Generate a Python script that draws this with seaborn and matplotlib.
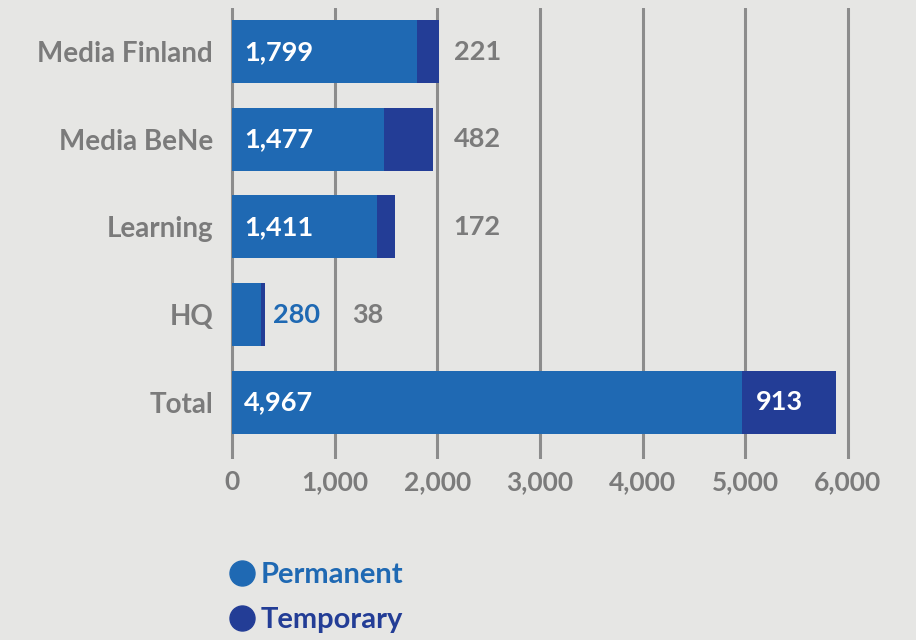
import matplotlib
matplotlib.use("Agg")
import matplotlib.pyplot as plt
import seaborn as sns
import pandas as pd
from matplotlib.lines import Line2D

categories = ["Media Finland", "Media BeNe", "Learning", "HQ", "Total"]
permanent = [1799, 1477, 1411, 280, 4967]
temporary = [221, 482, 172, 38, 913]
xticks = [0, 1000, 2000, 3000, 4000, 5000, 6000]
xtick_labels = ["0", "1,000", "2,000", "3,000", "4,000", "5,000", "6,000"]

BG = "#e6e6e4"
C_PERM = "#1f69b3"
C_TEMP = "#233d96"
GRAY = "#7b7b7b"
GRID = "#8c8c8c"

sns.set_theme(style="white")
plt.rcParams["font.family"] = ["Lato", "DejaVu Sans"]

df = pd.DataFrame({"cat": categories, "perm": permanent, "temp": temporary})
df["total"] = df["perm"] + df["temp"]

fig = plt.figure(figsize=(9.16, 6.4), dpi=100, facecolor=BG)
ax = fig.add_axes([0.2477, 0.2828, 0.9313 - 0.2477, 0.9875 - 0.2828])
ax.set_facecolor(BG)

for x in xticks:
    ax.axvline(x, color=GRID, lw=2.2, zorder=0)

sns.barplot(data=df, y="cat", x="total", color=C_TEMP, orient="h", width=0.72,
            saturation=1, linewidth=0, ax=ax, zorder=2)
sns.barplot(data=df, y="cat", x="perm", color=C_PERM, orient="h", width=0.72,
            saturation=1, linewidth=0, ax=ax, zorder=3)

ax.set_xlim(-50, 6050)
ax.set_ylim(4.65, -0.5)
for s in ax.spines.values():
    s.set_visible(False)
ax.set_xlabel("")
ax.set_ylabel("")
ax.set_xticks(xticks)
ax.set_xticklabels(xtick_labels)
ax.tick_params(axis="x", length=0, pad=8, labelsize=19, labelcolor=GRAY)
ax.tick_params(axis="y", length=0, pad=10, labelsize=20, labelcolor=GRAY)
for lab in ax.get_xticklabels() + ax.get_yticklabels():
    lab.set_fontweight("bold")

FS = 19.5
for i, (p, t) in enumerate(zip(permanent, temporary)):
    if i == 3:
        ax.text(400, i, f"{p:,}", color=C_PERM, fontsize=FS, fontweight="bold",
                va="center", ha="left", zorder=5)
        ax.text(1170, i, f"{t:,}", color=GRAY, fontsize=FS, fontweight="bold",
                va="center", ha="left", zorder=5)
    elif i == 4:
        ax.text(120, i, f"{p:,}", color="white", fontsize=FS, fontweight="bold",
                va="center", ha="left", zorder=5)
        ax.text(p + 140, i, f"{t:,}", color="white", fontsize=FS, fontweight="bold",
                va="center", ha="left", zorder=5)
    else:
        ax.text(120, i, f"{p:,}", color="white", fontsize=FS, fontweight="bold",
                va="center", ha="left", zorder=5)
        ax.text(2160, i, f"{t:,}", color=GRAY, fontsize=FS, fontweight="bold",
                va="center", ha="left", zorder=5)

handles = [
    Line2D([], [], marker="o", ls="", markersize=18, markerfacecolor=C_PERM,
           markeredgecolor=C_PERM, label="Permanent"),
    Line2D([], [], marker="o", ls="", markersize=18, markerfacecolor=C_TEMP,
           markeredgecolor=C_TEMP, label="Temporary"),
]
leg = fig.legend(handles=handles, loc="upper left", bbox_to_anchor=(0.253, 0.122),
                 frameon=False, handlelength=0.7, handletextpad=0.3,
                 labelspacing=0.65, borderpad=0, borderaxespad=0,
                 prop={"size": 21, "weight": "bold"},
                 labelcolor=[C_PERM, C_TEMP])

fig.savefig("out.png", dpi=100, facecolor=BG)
━━━━━━━━━━━━━━━━━━━━
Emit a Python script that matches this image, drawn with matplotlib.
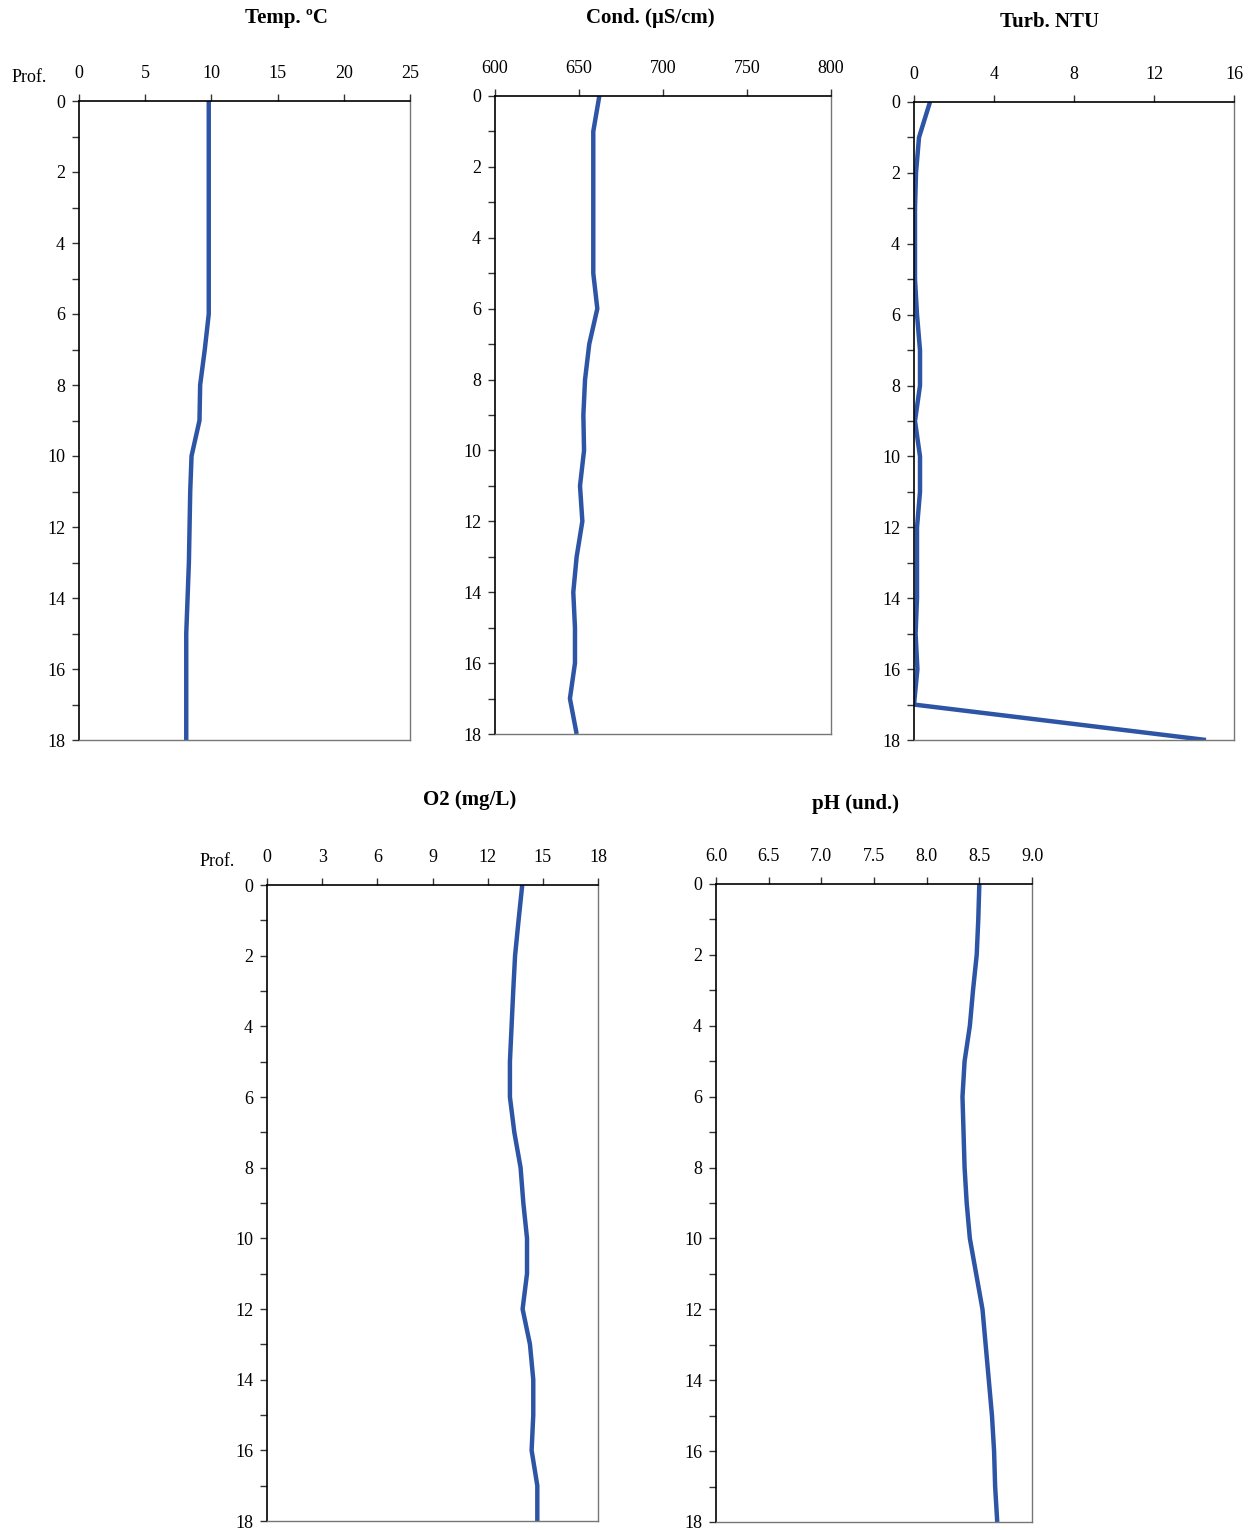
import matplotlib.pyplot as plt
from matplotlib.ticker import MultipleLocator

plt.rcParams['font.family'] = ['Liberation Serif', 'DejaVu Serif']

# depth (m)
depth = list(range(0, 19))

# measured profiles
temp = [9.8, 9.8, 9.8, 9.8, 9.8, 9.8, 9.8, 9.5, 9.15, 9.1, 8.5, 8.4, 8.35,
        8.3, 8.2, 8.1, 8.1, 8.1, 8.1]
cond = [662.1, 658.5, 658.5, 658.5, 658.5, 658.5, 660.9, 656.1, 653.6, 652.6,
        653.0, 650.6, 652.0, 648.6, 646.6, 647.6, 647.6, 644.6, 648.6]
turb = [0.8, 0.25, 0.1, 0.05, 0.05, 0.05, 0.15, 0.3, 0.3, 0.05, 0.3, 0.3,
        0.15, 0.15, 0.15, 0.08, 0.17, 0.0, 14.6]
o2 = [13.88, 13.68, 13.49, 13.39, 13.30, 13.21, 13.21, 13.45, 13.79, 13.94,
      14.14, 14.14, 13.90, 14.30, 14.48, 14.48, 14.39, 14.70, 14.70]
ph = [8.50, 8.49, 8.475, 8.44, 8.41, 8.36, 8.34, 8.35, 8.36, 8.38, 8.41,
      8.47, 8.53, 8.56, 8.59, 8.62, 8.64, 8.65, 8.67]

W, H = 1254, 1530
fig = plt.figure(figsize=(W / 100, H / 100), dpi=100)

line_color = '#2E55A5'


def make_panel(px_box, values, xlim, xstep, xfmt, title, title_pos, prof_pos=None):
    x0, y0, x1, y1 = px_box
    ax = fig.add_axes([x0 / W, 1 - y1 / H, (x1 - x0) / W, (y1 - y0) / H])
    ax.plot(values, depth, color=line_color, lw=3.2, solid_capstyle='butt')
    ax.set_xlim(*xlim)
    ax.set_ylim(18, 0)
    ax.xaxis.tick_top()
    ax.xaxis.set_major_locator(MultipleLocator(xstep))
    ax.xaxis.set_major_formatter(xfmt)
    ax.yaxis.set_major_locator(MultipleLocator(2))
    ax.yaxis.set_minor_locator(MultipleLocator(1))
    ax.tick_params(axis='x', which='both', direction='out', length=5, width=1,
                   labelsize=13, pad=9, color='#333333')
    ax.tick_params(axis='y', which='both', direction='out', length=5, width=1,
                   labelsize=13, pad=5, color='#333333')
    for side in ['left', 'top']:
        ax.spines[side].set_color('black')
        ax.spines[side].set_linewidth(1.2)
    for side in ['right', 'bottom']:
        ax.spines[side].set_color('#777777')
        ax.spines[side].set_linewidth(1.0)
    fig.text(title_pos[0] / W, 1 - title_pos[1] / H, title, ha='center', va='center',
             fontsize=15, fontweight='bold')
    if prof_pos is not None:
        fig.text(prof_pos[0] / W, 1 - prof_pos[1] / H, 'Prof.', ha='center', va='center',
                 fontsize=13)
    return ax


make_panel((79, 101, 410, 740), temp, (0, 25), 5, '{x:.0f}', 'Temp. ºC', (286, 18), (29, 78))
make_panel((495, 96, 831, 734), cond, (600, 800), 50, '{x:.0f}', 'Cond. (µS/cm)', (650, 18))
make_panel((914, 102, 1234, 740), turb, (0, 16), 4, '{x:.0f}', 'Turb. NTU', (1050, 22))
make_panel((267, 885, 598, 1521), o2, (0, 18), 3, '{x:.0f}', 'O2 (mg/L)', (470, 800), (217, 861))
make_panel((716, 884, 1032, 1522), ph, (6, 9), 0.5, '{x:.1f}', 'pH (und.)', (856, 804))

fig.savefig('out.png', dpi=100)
━━━━━━━━━━━━━━━━━━━━
EXERCISE REQUIREMENTS — Set down, without pictures, the lines between the line holding "Generate a Python" and the line holding "ax.set_facecolor(BG)", both inclusive.

FINAL RESULT —
Generate a Python script that draws this with seaborn and matplotlib.
import matplotlib
matplotlib.use("Agg")
import matplotlib.pyplot as plt
import seaborn as sns
import pandas as pd
from matplotlib.lines import Line2D

categories = ["Media Finland", "Media BeNe", "Learning", "HQ", "Total"]
permanent = [1799, 1477, 1411, 280, 4967]
temporary = [221, 482, 172, 38, 913]
xticks = [0, 1000, 2000, 3000, 4000, 5000, 6000]
xtick_labels = ["0", "1,000", "2,000", "3,000", "4,000", "5,000", "6,000"]

BG = "#e6e6e4"
C_PERM = "#1f69b3"
C_TEMP = "#233d96"
GRAY = "#7b7b7b"
GRID = "#8c8c8c"

sns.set_theme(style="white")
plt.rcParams["font.family"] = ["Lato", "DejaVu Sans"]

df = pd.DataFrame({"cat": categories, "perm": permanent, "temp": temporary})
df["total"] = df["perm"] + df["temp"]

fig = plt.figure(figsize=(9.16, 6.4), dpi=100, facecolor=BG)
ax = fig.add_axes([0.2477, 0.2828, 0.9313 - 0.2477, 0.9875 - 0.2828])
ax.set_facecolor(BG)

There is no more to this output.